The Chairman of this technical evaluation committee had then claimed that he was awarding the Tender to the Malaysian company because the representative had come and given the product sample to him personally at his office and that his product was therefore better than the Chinese.

Due to the obvious irregularity, the Chinese company representative lodged a strong protest at this gross violation, and even lodged a Fundamental Rights Application bearing no: 175/2006 at the Supreme Court.

The CEB management however was then alerted and its Vice Chairman B.R.O. Fernando mediated and requested that the matter should be settled amicably and must not go to courts. It was then decided to retract the contract from the Malaysian company and award the Tender to the Chinese company.

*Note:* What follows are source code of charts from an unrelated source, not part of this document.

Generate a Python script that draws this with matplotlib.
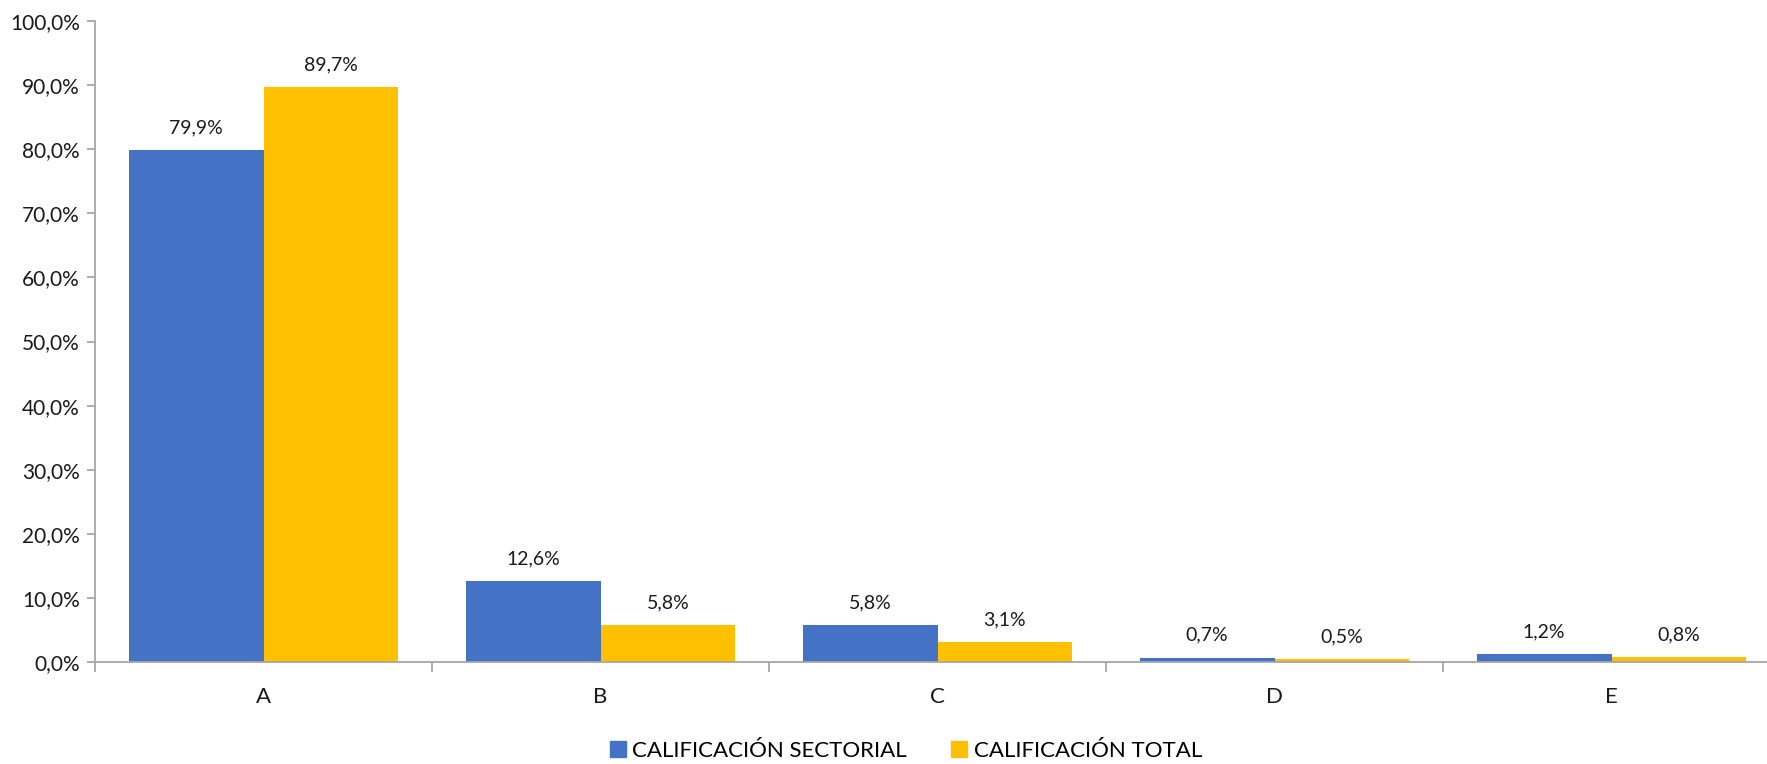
import matplotlib
matplotlib.use("Agg")
import matplotlib.pyplot as plt
from matplotlib.patches import Patch
import numpy as np

plt.rcParams["font.family"] = ["Lato", "DejaVu Sans"]

categories = ["A", "B", "C", "D", "E"]
sectorial = [79.9, 12.6, 5.8, 0.7, 1.2]
total = [89.7, 5.8, 3.1, 0.5, 0.8]
series_names = ["CALIFICACIÓN SECTORIAL", "CALIFICACIÓN TOTAL"]

BLUE = "#4472C4"
YELLOW = "#FFC000"
AXIS = "#A6A6A6"

W, H, DPI = 1767, 764, 100
fig = plt.figure(figsize=(W / DPI, H / DPI), dpi=DPI)
# axes spans past the right edge, like the cropped original
left, right, bottom, top = 95, 1780, 662, 21
ax = fig.add_axes([left / W, 1 - bottom / H, (right - left) / W, (bottom - top) / H])

x = np.arange(len(categories))
bw = 0.4
b1 = ax.bar(x - bw / 2, sectorial, bw, color=BLUE, zorder=2)
b2 = ax.bar(x + bw / 2, total, bw, color=YELLOW, zorder=2)

for bars, vals in ((b1, sectorial), (b2, total)):
    for bar, v in zip(bars, vals):
        ax.annotate(f"{v:.1f}%".replace(".", ","),
                    (bar.get_x() + bar.get_width() / 2, v),
                    xytext=(0, 10), textcoords="offset points",
                    ha="center", va="bottom", fontsize=14, color="#1a1a1a")

ax.set_xlim(-0.5, len(categories) - 0.5)
ax.set_ylim(0, 100)
yt = np.arange(0, 101, 10)
ax.set_yticks(yt)
ax.set_yticklabels([f"{v:.1f}%".replace(".", ",") for v in yt], fontsize=15, color="#1a1a1a")

# category boundary ticks on x, labels centred
ax.set_xticks(np.arange(len(categories) + 1) - 0.5)
ax.set_xticklabels([])
ax.set_xticks(x, minor=True)
ax.set_xticklabels(categories, minor=True, fontsize=16, color="#1a1a1a")
ax.tick_params(axis="x", which="major", length=7, color=AXIS, width=1.3)
ax.tick_params(axis="x", which="minor", length=0, pad=18)
ax.tick_params(axis="y", length=6, color=AXIS, width=1.3, pad=5)

for s in ("top", "right"):
    ax.spines[s].set_visible(False)
for s in ("left", "bottom"):
    ax.spines[s].set_color(AXIS)
    ax.spines[s].set_linewidth(1.3)

handles = [Patch(color=BLUE, label=series_names[0]),
           Patch(color=YELLOW, label=series_names[1])]
fig.legend(handles=handles, loc="center", bbox_to_anchor=(906 / W, 1 - 751 / H),
           ncol=2, frameon=False, fontsize=16, handlelength=0.7, handleheight=0.7,
           handletextpad=0.3, columnspacing=2.0)

fig.savefig("out.png", dpi=DPI)
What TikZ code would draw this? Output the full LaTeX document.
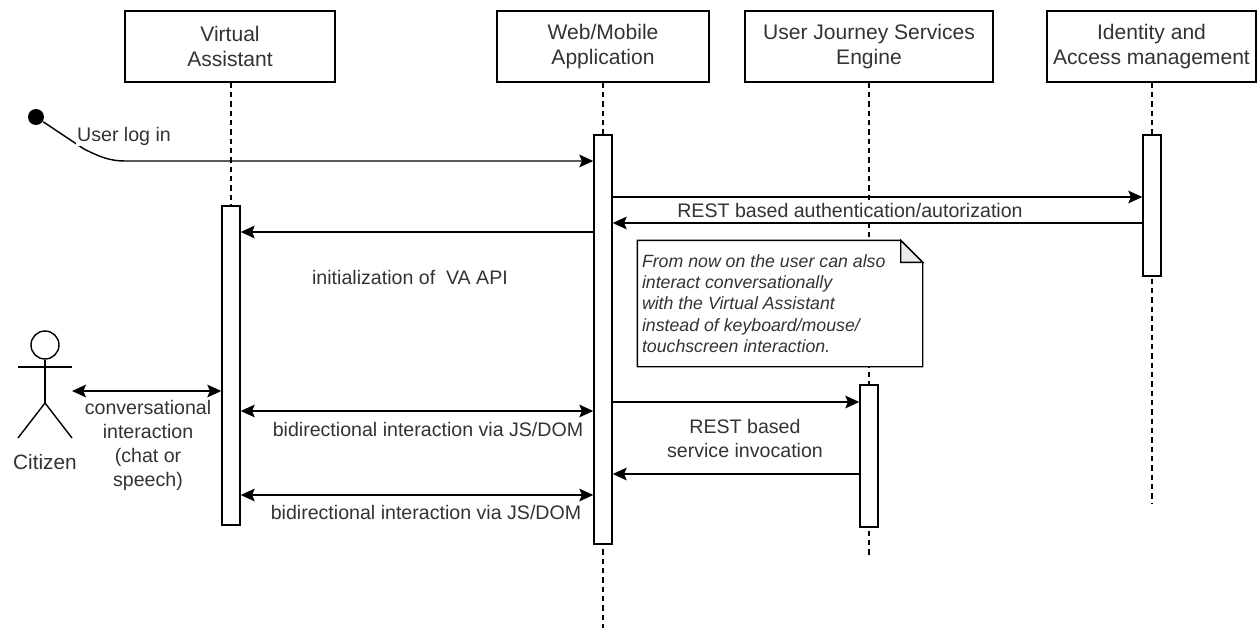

At this announcement the irritated Malaysian company representative had claimed that he had reserved the 956 metric tonnes and thus he was helpless and insisted that he should be given the contract. But it is reliably learnt that the CEB officials had assured the Malaysian company that the Board would be calling for a fresh Tender shortly with the similar requirement and thus this new contract would be awarded to them and for the time being to bear with the organization.

"But here comes the fresh problem, the price of metal has decreased significantly in recent weeks. And compared to the price the Malaysian company has quoted, if fresh Tenders are called, the prices submitted by new companies would be far less than that of this Malaysian company. However if the CEB goes ahead ignoring the price difference and awards the Tender to the Malaysian company, the crisis-ridden CEB will lose hundreds of millions of rupees," sources disclosed.